Les trois chercheurs qui ont analysé le modèle québécois émettent de sérieuses réserves, notamment quant aux répercussions du programme sur le bien-être des enfants.

"Faisons attention. Continuons à évaluer ce programme-là. Il a plusieurs effets négatifs", a fait valoir un porte-parole de l'institut, Yvan Guillemette, au cours d'un entretien téléphonique. Tant à cause de son coût élevé pour l'État - plus d'un milliard $ par an au Québec - qu'en raison de l'impact sur les enfants, les auteurs invitent donc les gouvernements des autres provinces à la prudence avant d'importer le modèle québécois.

"L'adoption du modèle québécois à l'échelle du pays coûterait nettement plus que les montants que les partis ont proposé de dépenser lors de la dernière campagne électorale. Une éventuelle dépense de cette ampleur demande que l'on en comprenne bien les avantages potentiels", disent-ils.

L'étude des chercheurs est basée sur l'enquête longitudinale nationale de Statistique Canada sur les enfants et les jeunes, publiée en 2005, et menée auprès de 33 000 enfants de zéro à quatre ans, entre 1994 et 2003, et vise à comparer divers indicateurs avant et après la création du programme en 1997.

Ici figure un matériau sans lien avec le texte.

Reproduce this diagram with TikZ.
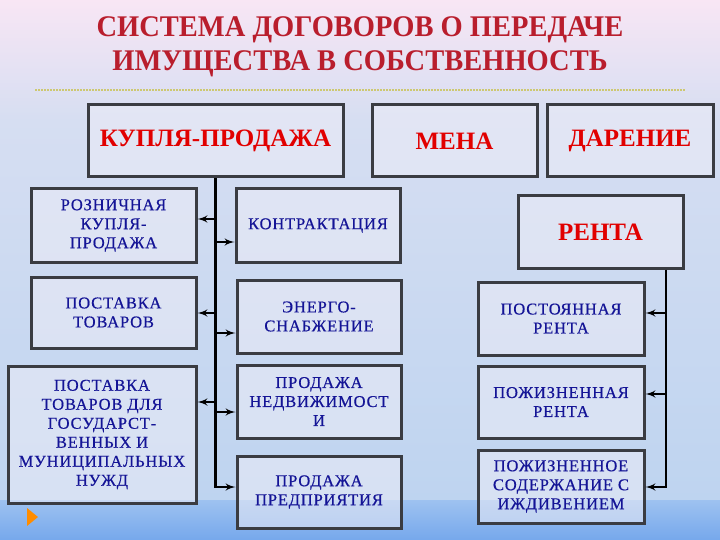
\documentclass[tikz,border=0pt]{standalone}
\usepackage{fontspec}
\setmainfont{Liberation Serif}
\newfontfamily\itemfont[LetterSpace=5, FakeBold=0.5]{Liberation Serif}
\usepackage{xcolor}
\definecolor{titlered}{RGB}{185, 30, 45}
\definecolor{labelred}{RGB}{225, 0, 0}
\definecolor{textblue}{RGB}{20, 20, 150}
\definecolor{boxgray}{RGB}{58, 60, 66}
\definecolor{boxfill}{RGB}{236, 236, 246}
\definecolor{bgpink}{RGB}{248, 230, 244}
\definecolor{bgmid}{RGB}{214, 222, 242}
\definecolor{bgblue}{RGB}{190, 212, 240}
\definecolor{bglow}{RGB}{158, 194, 240}
\definecolor{bgbottom}{RGB}{118, 168, 236}
\usepackage{tikz}
\usetikzlibrary{arrows, positioning, calc, backgrounds}

\begin{document}
\begin{tikzpicture}[x=1pt, y=-1pt,
        kbox/.style={rectangle, draw=boxgray, line width=3pt, fill=boxfill, fill opacity=0.55, text opacity=1, align=center, inner sep=2pt},
        headbox/.style={kbox, text=labelred, font=\fontsize{25}{28}\selectfont\bfseries},
        itembox/.style={kbox, text=textblue, font=\itemfont\fontsize{16.5}{19}\selectfont},
        arr/.style={draw=black, -latex', line width=2.4pt}]

        \useasboundingbox (0,0) rectangle (720,540);
        % background of the slide
        \shade [top color=bgpink, bottom color=bgmid] (0,0) rectangle (720,120);
        \shade [top color=bgmid, bottom color=bgblue] (0,120) rectangle (720,500);
        \shade [top color=bglow, bottom color=bgbottom] (0,500) rectangle (720,540);
        \fill [orange!90!yellow] (27,508) -- (38,517) -- (27,526) -- cycle;

        \node [text=titlered, font=\fontsize{30}{34}\selectfont\bfseries, align=center, xscale=0.95] (title) at (360,47) {СИСТЕМА ДОГОВОРОВ О ПЕРЕДАЧЕ\\ИМУЩЕСТВА В СОБСТВЕННОСТЬ};
        \draw [olive!45, line width=1.2pt, dash pattern=on 2pt off 1pt] (35,90) -- (685,90);

        \node [headbox, minimum width=255, minimum height=72] (kp) at (215.5,141) {КУПЛЯ-ПРОДАЖА};
        \node [headbox, minimum width=165, minimum height=72] (mena) at (454.5,141) {МЕНА};
        \node [headbox, minimum width=166, minimum height=72] (dar) at (630,141) {ДАРЕНИЕ};
        \node [headbox, minimum width=165, minimum height=72] (renta) at (600.5,232) {РЕНТА};

        \node [itembox, minimum width=165, minimum height=73] (rozn) at (113.5,225.5) {РОЗНИЧНАЯ\\КУПЛЯ-\\ПРОДАЖА};
        \node [itembox, minimum width=165, minimum height=71] (tovar) at (113.5,312.5) {ПОСТАВКА\\ТОВАРОВ};
        \node [itembox, minimum width=188, minimum height=137] (nuzhd) at (102,434.5) {ПОСТАВКА\\ТОВАРОВ ДЛЯ\\ГОСУДАРСТ-\\ВЕННЫХ И\\МУНИЦИПАЛЬНЫХ\\НУЖД};

        \node [itembox, minimum width=164, minimum height=73] (kontr) at (318,225.5) {КОНТРАКТАЦИЯ};
        \node [itembox, minimum width=164, minimum height=73] (energo) at (319,316.5) {ЭНЕРГО-\\СНАБЖЕНИЕ};
        \node [itembox, minimum width=164, minimum height=73] (nedv) at (319,401.5) {ПРОДАЖА\\НЕДВИЖИМОСТ\\И};
        \node [itembox, minimum width=164, minimum height=72] (predpr) at (319,492) {ПРОДАЖА\\ПРЕДПРИЯТИЯ};

        \node [itembox, minimum width=166, minimum height=73] (postr) at (561,318.5) {ПОСТОЯННАЯ\\РЕНТА};
        \node [itembox, minimum width=166, minimum height=72] (pozhr) at (561,402) {ПОЖИЗНЕННАЯ\\РЕНТА};
        \node [itembox, minimum width=166, minimum height=73] (soderzh) at (561,486.5) {ПОЖИЗНЕННОЕ\\СОДЕРЖАНИЕ С\\ИЖДИВЕНИЕМ};

        % branch points on the two trunks
        \coordinate (k1) at (215,219);
        \coordinate (k2) at (215,242);
        \coordinate (k3) at (215,313);
        \coordinate (k4) at (215,333);
        \coordinate (k5) at (215,402);
        \coordinate (k6) at (215,412);
        \coordinate (k7) at (215,487);
        \coordinate (r1) at (666,313);
        \coordinate (r2) at (666,394);
        \coordinate (r3) at (666,487);

        \path [arr] (kp.south) -- (kp.south |- k7) -- (k7 -| predpr.west);
        \path [arr] (k1) -- (k1 -| rozn.east);
        \path [arr] (k2) -- (k2 -| kontr.west);
        \path [arr] (k3) -- (k3 -| tovar.east);
        \path [arr] (k4) -- (k4 -| energo.west);
        \path [arr] (k5) -- (k5 -| nuzhd.east);
        \path [arr] (k6) -- (k6 -| nedv.west);

        \path [arr] (renta.south -| r1) -- (r3) -- (r3 -| soderzh.east);
        \path [arr] (r1) -- (r1 -| postr.east);
        \path [arr] (r2) -- (r2 -| pozhr.east);
    \end{tikzpicture}
\end{document}
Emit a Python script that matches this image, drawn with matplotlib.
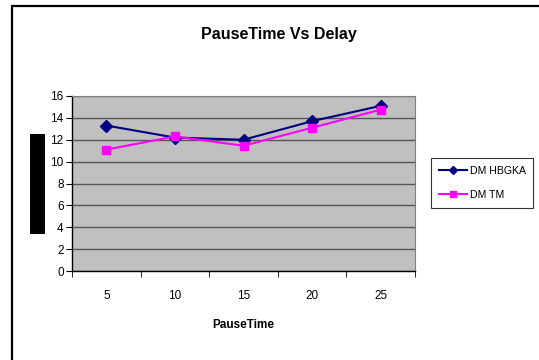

Par exemple, ils rapportent que la proportion de petits Québécois de deux à quatre ans présentant des troubles d'anxiété a augmenté de 34 % durant la décennie observée, contre seulement 11,8 % dans le reste du pays.

En comparant les différentes cohortes, ils concluent par ailleurs que la proportion d'enfants jugés agressifs a augmenté de 24,2 % au Québec contre 1,4 % ailleurs au Canada.

Comme il s'agit d'un régime universel, les auteurs constatent par ailleurs que le programme québécois de services de garde à contribution réduite a favorisé les familles à revenu moyen ou élevé, celles à faible revenu étant déjà avantagées avant l'adoption du programme.